The Indian Air Force has sought the defence ministry’s approval for ramping up a strategic airbase near the Chinese border in Ladakh to support full-scale fighter operations, a reflection of India’s new assertiveness against Beijing.
Venturing into uncharted territory to fortify India’s defences in the sensitive northern sector, the operationally critical Western Air Command (WAC) is pushing for upgrading the Nyoma airstrip into a “major” base capable of launching an entire range of operations.
WAC chief Air Marshal N.A.K. Browne said on Friday, “The idea is to expand Nyoma into a major airbase from where we can operate each and every platform in the air force’s inventory, including fighters. The proposal is being examined by the ministry.”

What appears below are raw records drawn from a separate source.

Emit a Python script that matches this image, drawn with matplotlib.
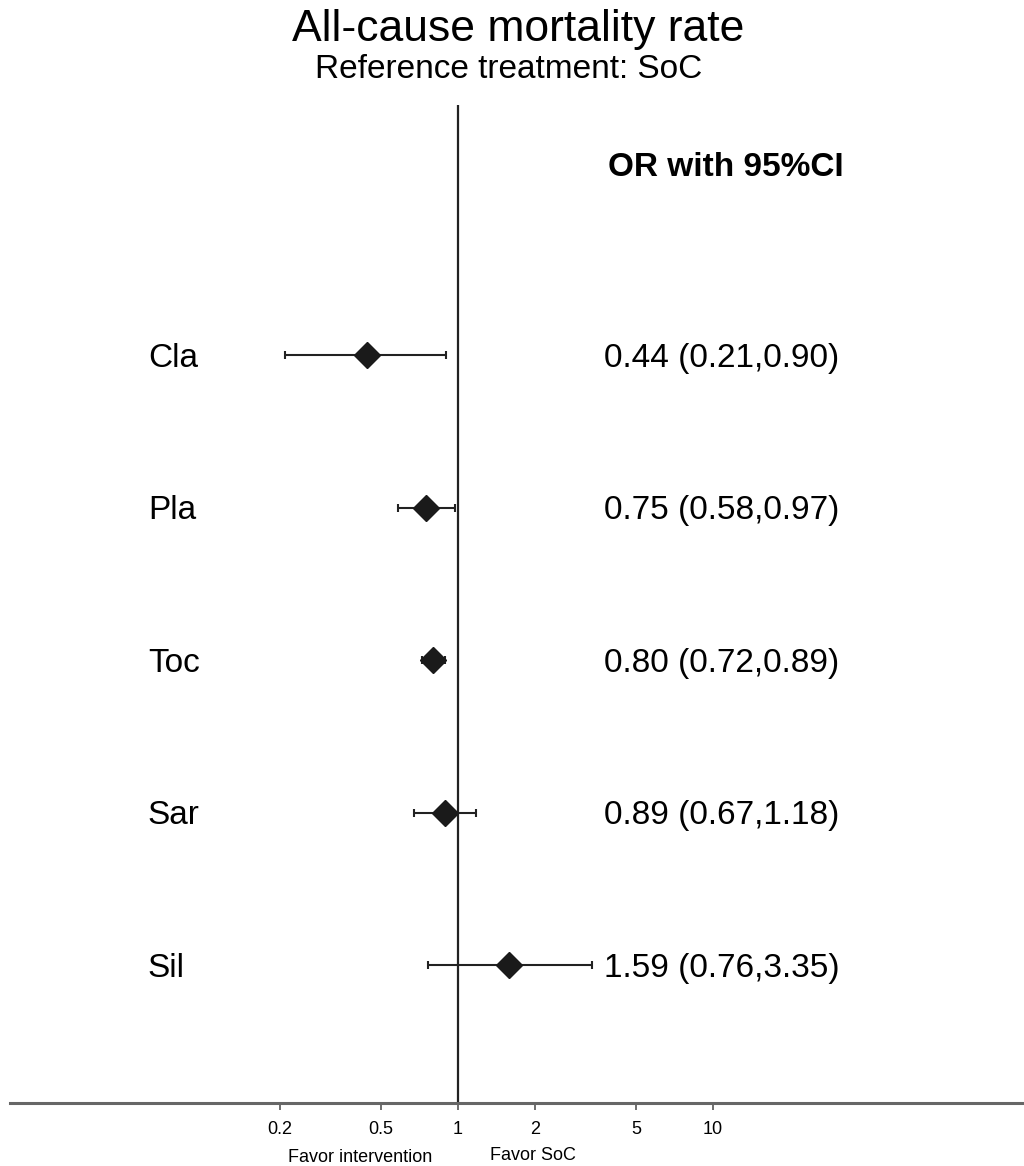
import numpy as np
import matplotlib.pyplot as plt

plt.rcParams['font.family'] = ['Liberation Sans', 'DejaVu Sans']

# data
drugs = ['Cla', 'Pla', 'Toc', 'Sar', 'Sil']
odds = [0.44, 0.75, 0.80, 0.89, 1.59]
lower = [0.21, 0.58, 0.72, 0.67, 0.76]
upper = [0.90, 0.97, 0.89, 1.18, 3.35]
ticks = [0.2, 0.5, 1, 2, 5, 10]
tick_labels = ['0.2', '0.5', '1', '2', '5', '10']

ypos = np.arange(len(drugs), 0, -1)

fig = plt.figure(figsize=(10.24, 11.66), dpi=100)
ax = fig.add_axes([10 / 1024, 63 / 1166, 1014 / 1024, 998 / 1166])

odds = np.array(odds)
err = [odds - np.array(lower), np.array(upper) - odds]
ax.errorbar(odds, ypos, xerr=err, fmt='D', color='#1a1a1a', ms=13,
            ecolor='#222222', elinewidth=1.5, capsize=3, capthick=1.5, zorder=3)

ax.axvline(1, color='#222222', lw=1.6, zorder=2)

ax.set_xscale('log')
ax.set_xlim(10 ** (-448 / 255), 10 ** (566 / 255))
ax.set_ylim(0.095, 6.64)

ax.set_xticks(ticks)
ax.set_xticklabels(tick_labels, fontsize=13)
ax.minorticks_off()
ax.tick_params(axis='x', direction='out', length=5, width=1.2, color='#555555', pad=8)
ax.set_yticks([])

for s in ['left', 'top', 'right']:
    ax.spines[s].set_visible(False)
ax.spines['bottom'].set_color('#666666')
ax.spines['bottom'].set_linewidth(2.2)

for i in range(len(drugs)):
    ax.text(0.136, ypos[i] - 0.02, drugs[i], transform=ax.get_yaxis_transform(),
            fontsize=24, ha='left', va='center')
    ax.text(0.586, ypos[i] - 0.02, '%.2f (%.2f,%.2f)' % (odds[i], lower[i], upper[i]),
            transform=ax.get_yaxis_transform(), fontsize=24, ha='left', va='center')

ax.text(0.590, 6.23, 'OR with 95%CI', transform=ax.get_yaxis_transform(),
        fontsize=24, fontweight='bold', ha='left', va='center')

fig.text(360 / 1024, 1 - 1157 / 1166, 'Favor intervention', fontsize=13, ha='center', va='center')
fig.text(533 / 1024, 1 - 1155 / 1166, 'Favor SoC', fontsize=13, ha='center', va='center')

fig.text(518 / 1024, 1 - 30 / 1166, 'All-cause mortality rate', fontsize=32, ha='center', va='center')
fig.text(509 / 1024, 1 - 70 / 1166, 'Reference treatment: SoC', fontsize=24, ha='center', va='center')

fig.savefig('out.png', dpi=100)
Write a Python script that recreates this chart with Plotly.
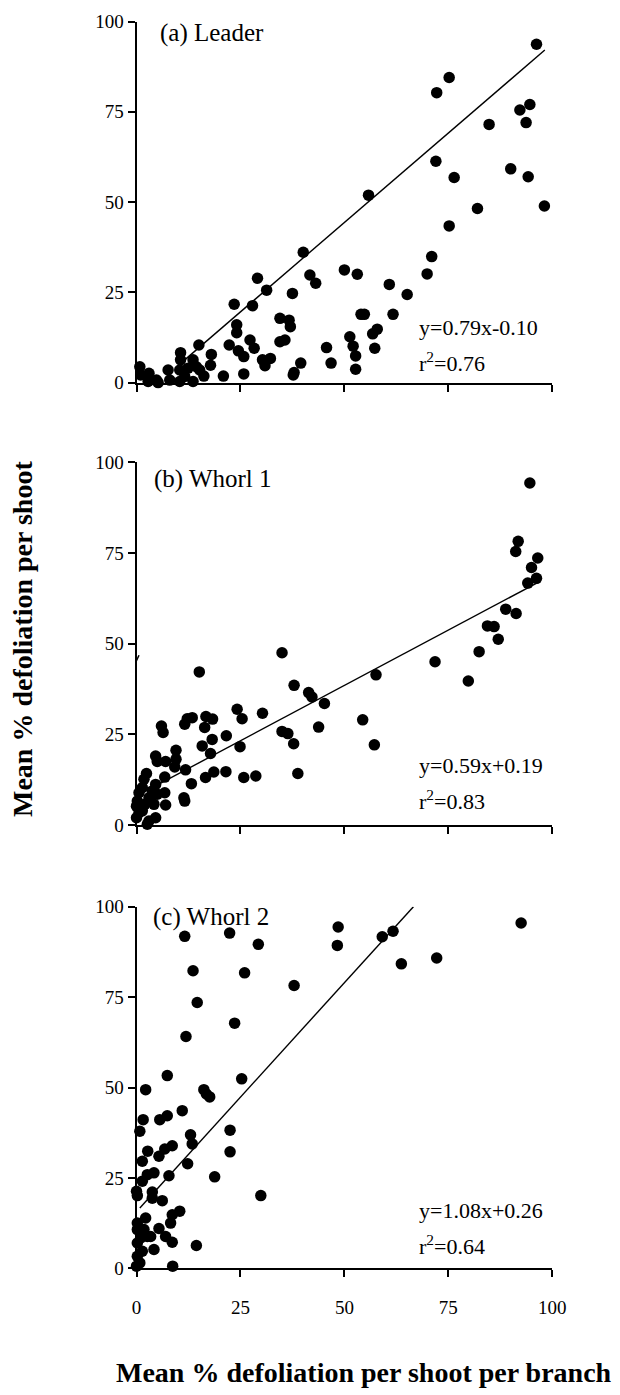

The Nyoma airstrip, 20 km from the Line of Actual Control between India and China, was activated last September after more than four decades.
Browne said: “It will take about four years to get Nyoma ready as a major base after we get the defence ministry’s nod.” The air force’s AN-32 transport planes have undertaken training flights to newly-operationalised airbases in Ladakh, including Nyoma, to prepare its air and ground crews to operate these airstrips regularly.
The force wants to exploit airstrips at Daulet Beg Oldie and Fukche (two km from the LAC) to support troops deployed in India’s farthest frontiers, close to areas illegally occupied by China and Pakistan.
It is also laying an elaborate network of radar systems and sensors along the LAC to fortify its air defence capabilities.